Work to do: Write out the entire listing below exactly, with the pictures left out.

Data segment:
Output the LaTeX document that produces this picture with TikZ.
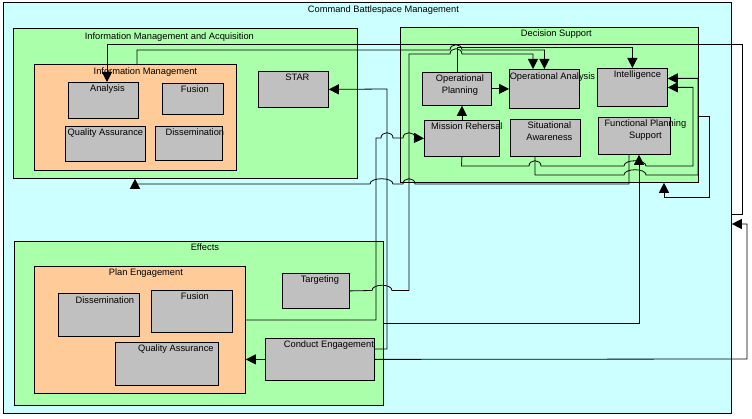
\documentclass[tikz,border=0pt]{standalone}
\usepackage{fontspec}
\setmainfont{Liberation Sans}
\usetikzlibrary{arrows.meta, positioning}

\definecolor{cyanbg}{RGB}{204,255,255}
\definecolor{greenbg}{RGB}{170,255,170}
\definecolor{orangebg}{RGB}{255,204,153}
\definecolor{graybg}{RGB}{192,192,192}

\newcommand{\hop}[3]{-- (#1,#3) .. controls (#1,#3-7) and (#2,#3-7) .. (#2,#3)}

\begin{document}
\begin{tikzpicture}[x=1pt, y=-1pt, line width=0.8pt,
    box/.style={draw, anchor=north west, inner sep=0pt},
    outer/.style={box, fill=cyanbg},
    group/.style={box, fill=greenbg},
    sub/.style={box, fill=orangebg},
    item/.style={box, fill=graybg},
    ttl/.style={inner sep=1pt, font=\fontsize{9.3}{12}\selectfont, align=center},
    arr/.style={-{Triangle[length=10pt,width=10pt]}}]
    \useasboundingbox (0,0) rectangle (752,419);

    \node[outer, minimum width=728pt, minimum height=411pt] (cbm) at (3,2) {};
    \node[ttl, below=2.5pt of cbm.north, xshift=16pt] (cbmtitle) {Command Battlespace Management};

    \node[group, minimum width=344pt, minimum height=150pt] (ima) at (13,28) {};
    \node[ttl, below=3pt of ima.north, xshift=-16pt] (imatitle) {Information Management and Acquisition};
    \node[sub, minimum width=202pt, minimum height=106pt] (im) at (34,64) {};
    \node[ttl, below=2.5pt of im.north, xshift=10pt] (imtitle) {Information Management};
    \node[item, minimum width=70pt, minimum height=36pt] (ana) at (68,82) {};
    \node[ttl, below=1.5pt of ana.north, xshift=4pt] (anatitle) {Analysis};
    \node[item, minimum width=61pt, minimum height=31pt] (fusa) at (162,83) {};
    \node[ttl, below=1.5pt of fusa.north, xshift=2pt] (fusatitle) {Fusion};
    \node[item, minimum width=80pt, minimum height=35pt] (qaa) at (65,126) {};
    \node[ttl, below=1.5pt of qaa.north] (qaatitle) {Quality Assurance};
    \node[item, minimum width=67pt, minimum height=34pt] (disa) at (155,126) {};
    \node[ttl, below=1.5pt of disa.north, xshift=6pt] (disatitle) {Dissemination};
    \node[item, minimum width=70pt, minimum height=36pt] (star) at (258,71) {};
    \node[ttl, below=1.5pt of star.north, xshift=4pt] (startitle) {STAR};

    \node[group, minimum width=298pt, minimum height=155pt] (ds) at (400,27) {};
    \node[ttl, below=1.5pt of ds.north, xshift=7pt] (dstitle) {Decision Support};
    \node[item, minimum width=69pt, minimum height=33pt] (op) at (422,72) {};
    \node[ttl, below=1.5pt of op.north, xshift=3pt] (optitle) {Operational\\Planning};
    \node[item, minimum width=70pt, minimum height=39pt] (oa) at (509,69) {};
    \node[ttl, below=2pt of oa.north, xshift=8pt] (oatitle) {Operational Analysis};
    \node[item, minimum width=70pt, minimum height=38pt] (intel) at (597,68) {};
    \node[ttl, below=1.5pt of intel.north, xshift=5pt] (inteltitle) {Intelligence};
    \node[item, minimum width=75pt, minimum height=36pt] (mr) at (424,120) {};
    \node[ttl, below=1.5pt of mr.north, xshift=5pt] (mrtitle) {Mission Rehersal};
    \node[item, minimum width=70pt, minimum height=37pt] (sa) at (510,119) {};
    \node[ttl, below=1.5pt of sa.north, xshift=4pt] (satitle) {Situational\\Awareness};
    \node[item, minimum width=72pt, minimum height=37pt] (fps) at (598,117) {};
    \node[ttl, below=1.5pt of fps.north, xshift=11pt] (fpstitle) {Functional Planning\\Support};

    \node[group, minimum width=369pt, minimum height=164pt] (eff) at (14,241) {};
    \node[ttl, below=1.5pt of eff.north, xshift=6pt] (efftitle) {Effects};
    \node[sub, minimum width=211pt, minimum height=127pt] (pe) at (34,266) {};
    \node[ttl, below=1.5pt of pe.north, xshift=6pt] (petitle) {Plan Engagement};
    \node[item, minimum width=81pt, minimum height=43pt] (disb) at (58,293) {};
    \node[ttl, below=2pt of disb.north, xshift=6pt] (disbtitle) {Dissemination};
    \node[item, minimum width=81pt, minimum height=42pt] (fusb) at (151,290) {};
    \node[ttl, below=1.5pt of fusb.north, xshift=3pt] (fusbtitle) {Fusion};
    \node[item, minimum width=103pt, minimum height=43pt] (qab) at (115,342) {};
    \node[ttl, below=1.5pt of qab.north, xshift=9pt] (qabtitle) {Quality Assurance};
    \node[item, minimum width=67pt, minimum height=35pt] (tgt) at (282,273) {};
    \node[ttl, below=1.5pt of tgt.north, xshift=4pt] (tgttitle) {Targeting};
    \node[item, minimum width=109pt, minimum height=42pt] (ce) at (265,338) {};
    \node[ttl, below=1.5pt of ce.north, xshift=9pt] (cetitle) {Conduct Engagement};

    \draw[arr] (cbm.east |- 0,214) -- (742,214) -- (742,44) -- (107,44) -- (107,0 |- ana.north);
    \draw[arr] (137,0 |- im.north) -- (137,50) \hop{450}{462}{50} -| (oa.north);
    \draw[arr] (op.north) |- (intel.north |- 0,47) -- (intel.north);
    \draw[arr] (tgt.east) \hop{372}{392}{290.5} -- (409,290.5) -- (409,54) \hop{450}{462}{54} -- (533,54) -- (533,0 |- oa.north);
    \draw[arr] (pe.east |- 0,320) -- (376,320) -- (376,138) \hop{381}{393}{138} \hop{403}{415}{138} -- (mr.west);
    \draw[arr] (ce.east |- 0,349) -- (387,349) -- (387,89) -- (star.east);
    \draw[arr] (ce.east) -- (747,359) -- (747,224) -- (cbm.east |- 0,224);
    \draw[arr] (ce.west) -- (pe.east |- ce.west);
    \draw[arr] (eff.east |- 0,323) -- (639,323) -- (639,0 |- fps.south);
    \draw[arr] (629,0 |- fps.south) -- (629,184) \hop{415}{403}{184} \hop{393}{370}{184} -- (135,184) -- (135,0 |- ima.south);
    \draw[arr] (mr.south) -- (461.5,166) \hop{529}{541}{166} \hop{624}{646}{166} -- (693,166) |- (intel.east);
    \draw[arr] (535,0 |- sa.south) -- (535,175) \hop{624}{646}{175} -- (698,175) |- ([yshift=9pt]intel.east);
    \draw[arr] (ds.east |- 0,116) -- (709,116) -- (709,197) -- (664,197) -- (664,0 |- ds.south);
    \draw[arr] (mr.north) -- (mr.north |- op.south);
    \draw[arr] (op.east) -- (oa.west |- op.east);
\end{tikzpicture}
\end{document}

Result for this task:
Output the LaTeX document that produces this picture with TikZ.
\documentclass[tikz,border=0pt]{standalone}
\usepackage{fontspec}
\setmainfont{Liberation Sans}
\usetikzlibrary{arrows.meta, positioning}

\definecolor{cyanbg}{RGB}{204,255,255}
\definecolor{greenbg}{RGB}{170,255,170}
\definecolor{orangebg}{RGB}{255,204,153}
\definecolor{graybg}{RGB}{192,192,192}

\newcommand{\hop}[3]{-- (#1,#3) .. controls (#1,#3-7) and (#2,#3-7) .. (#2,#3)}

\begin{document}
\begin{tikzpicture}[x=1pt, y=-1pt, line width=0.8pt,
    box/.style={draw, anchor=north west, inner sep=0pt},
    outer/.style={box, fill=cyanbg},
    group/.style={box, fill=greenbg},
    sub/.style={box, fill=orangebg},
    item/.style={box, fill=graybg},
    ttl/.style={inner sep=1pt, font=\fontsize{9.3}{12}\selectfont, align=center},
    arr/.style={-{Triangle[length=10pt,width=10pt]}}]
    \useasboundingbox (0,0) rectangle (752,419);

    \node[outer, minimum width=728pt, minimum height=411pt] (cbm) at (3,2) {};
    \node[ttl, below=2.5pt of cbm.north, xshift=16pt] (cbmtitle) {Command Battlespace Management};

    \node[group, minimum width=344pt, minimum height=150pt] (ima) at (13,28) {};
    \node[ttl, below=3pt of ima.north, xshift=-16pt] (imatitle) {Information Management and Acquisition};
    \node[sub, minimum width=202pt, minimum height=106pt] (im) at (34,64) {};
    \node[ttl, below=2.5pt of im.north, xshift=10pt] (imtitle) {Information Management};
    \node[item, minimum width=70pt, minimum height=36pt] (ana) at (68,82) {};
    \node[ttl, below=1.5pt of ana.north, xshift=4pt] (anatitle) {Analysis};
    \node[item, minimum width=61pt, minimum height=31pt] (fusa) at (162,83) {};
    \node[ttl, below=1.5pt of fusa.north, xshift=2pt] (fusatitle) {Fusion};
    \node[item, minimum width=80pt, minimum height=35pt] (qaa) at (65,126) {};
    \node[ttl, below=1.5pt of qaa.north] (qaatitle) {Quality Assurance};
    \node[item, minimum width=67pt, minimum height=34pt] (disa) at (155,126) {};
    \node[ttl, below=1.5pt of disa.north, xshift=6pt] (disatitle) {Dissemination};
    \node[item, minimum width=70pt, minimum height=36pt] (star) at (258,71) {};
    \node[ttl, below=1.5pt of star.north, xshift=4pt] (startitle) {STAR};

    \node[group, minimum width=298pt, minimum height=155pt] (ds) at (400,27) {};
    \node[ttl, below=1.5pt of ds.north, xshift=7pt] (dstitle) {Decision Support};
    \node[item, minimum width=69pt, minimum height=33pt] (op) at (422,72) {};
    \node[ttl, below=1.5pt of op.north, xshift=3pt] (optitle) {Operational\\Planning};
    \node[item, minimum width=70pt, minimum height=39pt] (oa) at (509,69) {};
    \node[ttl, below=2pt of oa.north, xshift=8pt] (oatitle) {Operational Analysis};
    \node[item, minimum width=70pt, minimum height=38pt] (intel) at (597,68) {};
    \node[ttl, below=1.5pt of intel.north, xshift=5pt] (inteltitle) {Intelligence};
    \node[item, minimum width=75pt, minimum height=36pt] (mr) at (424,120) {};
    \node[ttl, below=1.5pt of mr.north, xshift=5pt] (mrtitle) {Mission Rehersal};
    \node[item, minimum width=70pt, minimum height=37pt] (sa) at (510,119) {};
    \node[ttl, below=1.5pt of sa.north, xshift=4pt] (satitle) {Situational\\Awareness};
    \node[item, minimum width=72pt, minimum height=37pt] (fps) at (598,117) {};
    \node[ttl, below=1.5pt of fps.north, xshift=11pt] (fpstitle) {Functional Planning\\Support};

    \node[group, minimum width=369pt, minimum height=164pt] (eff) at (14,241) {};
    \node[ttl, below=1.5pt of eff.north, xshift=6pt] (efftitle) {Effects};
    \node[sub, minimum width=211pt, minimum height=127pt] (pe) at (34,266) {};
    \node[ttl, below=1.5pt of pe.north, xshift=6pt] (petitle) {Plan Engagement};
    \node[item, minimum width=81pt, minimum height=43pt] (disb) at (58,293) {};
    \node[ttl, below=2pt of disb.north, xshift=6pt] (disbtitle) {Dissemination};
    \node[item, minimum width=81pt, minimum height=42pt] (fusb) at (151,290) {};
    \node[ttl, below=1.5pt of fusb.north, xshift=3pt] (fusbtitle) {Fusion};
    \node[item, minimum width=103pt, minimum height=43pt] (qab) at (115,342) {};
    \node[ttl, below=1.5pt of qab.north, xshift=9pt] (qabtitle) {Quality Assurance};
    \node[item, minimum width=67pt, minimum height=35pt] (tgt) at (282,273) {};
    \node[ttl, below=1.5pt of tgt.north, xshift=4pt] (tgttitle) {Targeting};
    \node[item, minimum width=109pt, minimum height=42pt] (ce) at (265,338) {};
    \node[ttl, below=1.5pt of ce.north, xshift=9pt] (cetitle) {Conduct Engagement};

    \draw[arr] (cbm.east |- 0,214) -- (742,214) -- (742,44) -- (107,44) -- (107,0 |- ana.north);
    \draw[arr] (137,0 |- im.north) -- (137,50) \hop{450}{462}{50} -| (oa.north);
    \draw[arr] (op.north) |- (intel.north |- 0,47) -- (intel.north);
    \draw[arr] (tgt.east) \hop{372}{392}{290.5} -- (409,290.5) -- (409,54) \hop{450}{462}{54} -- (533,54) -- (533,0 |- oa.north);
    \draw[arr] (pe.east |- 0,320) -- (376,320) -- (376,138) \hop{381}{393}{138} \hop{403}{415}{138} -- (mr.west);
    \draw[arr] (ce.east |- 0,349) -- (387,349) -- (387,89) -- (star.east);
    \draw[arr] (ce.east) -- (747,359) -- (747,224) -- (cbm.east |- 0,224);
    \draw[arr] (ce.west) -- (pe.east |- ce.west);
    \draw[arr] (eff.east |- 0,323) -- (639,323) -- (639,0 |- fps.south);
    \draw[arr] (629,0 |- fps.south) -- (629,184) \hop{415}{403}{184} \hop{393}{370}{184} -- (135,184) -- (135,0 |- ima.south);
    \draw[arr] (mr.south) -- (461.5,166) \hop{529}{541}{166} \hop{624}{646}{166} -- (693,166) |- (intel.east);
    \draw[arr] (535,0 |- sa.south) -- (535,175) \hop{624}{646}{175} -- (698,175) |- ([yshift=9pt]intel.east);
    \draw[arr] (ds.east |- 0,116) -- (709,116) -- (709,197) -- (664,197) -- (664,0 |- ds.south);
    \draw[arr] (mr.north) -- (mr.north |- op.south);
    \draw[arr] (op.east) -- (oa.west |- op.east);
\end{tikzpicture}
\end{document}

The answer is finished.